[TowerTalk] Buried HF/VHF feedlines

David Gilbert ab7echo at gmail.com
Sat Jul 25 13:00:19 EDT 2020



I understand all of that.  Water vapor will penetrate the walls of the 
conduit and condense inside, or as you say, get inside via air flow 
through the conduit.  But why is that a problem for the Heliax inside 
the conduit?  Assuming the conduit is below the frost line, of course.

73,
Dave   AB7E


On 7/25/2020 6:01 AM, jimlux wrote:
> On 7/25/20 5:41 AM, jimlux wrote:
>>
>> Daily temperature fluctuations cause air to move in and out of the 
>> conduit - that's where the condensation comes from.  Unless you live 
>> where the dew point never goes below the soil temperature, water will 
>> accumulate.  Barometric pressure variations do the same thing, but a 
>> lesser effect.

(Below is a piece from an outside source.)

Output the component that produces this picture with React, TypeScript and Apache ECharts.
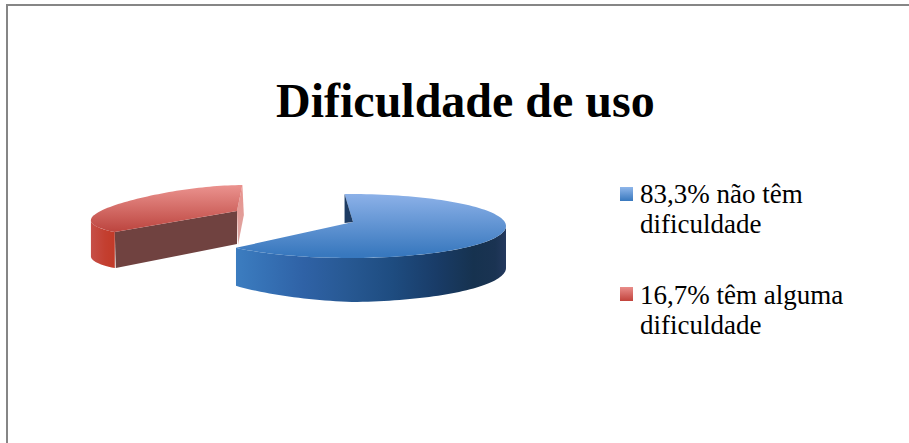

Wind causing a small pressure differential between the 
>> two ends also pushes air through the conduit.  You'll see this when 
>> one end is outside and another is inside a building, especially if 
>> the building has HVAC with outside air input.
>>
>> One way I've heard of, but have not seen in person, to fix this is to 
>> run sufficient DC or AC current through the coax to make it slightly 
>> warmer.  This sounds like one of those ideas that might work, but 
>> then, it's hard to calculate that it will, and if you've got a 
>> commercial installation, you're more likely to go with something 
>> tried and true (fans, nitrogen purge, etc.). Or in a broadcast 
>> environment where there's significant power flowing through the coax 
>> 24/7.
>>
>> Someone probably tried it in the 30s or 40s, but it didn't work "well 
>> enough"
>>
>> Running power through an antenna to melt the ice off.. that's been 
>> done a lot - the big Canadian SW broadcast station at the north end 
>> of the Bay of Fundy on the border between Nova Scotia and New 
>> Brunswick did that. Resistive heaters on dishes is also a standard thing.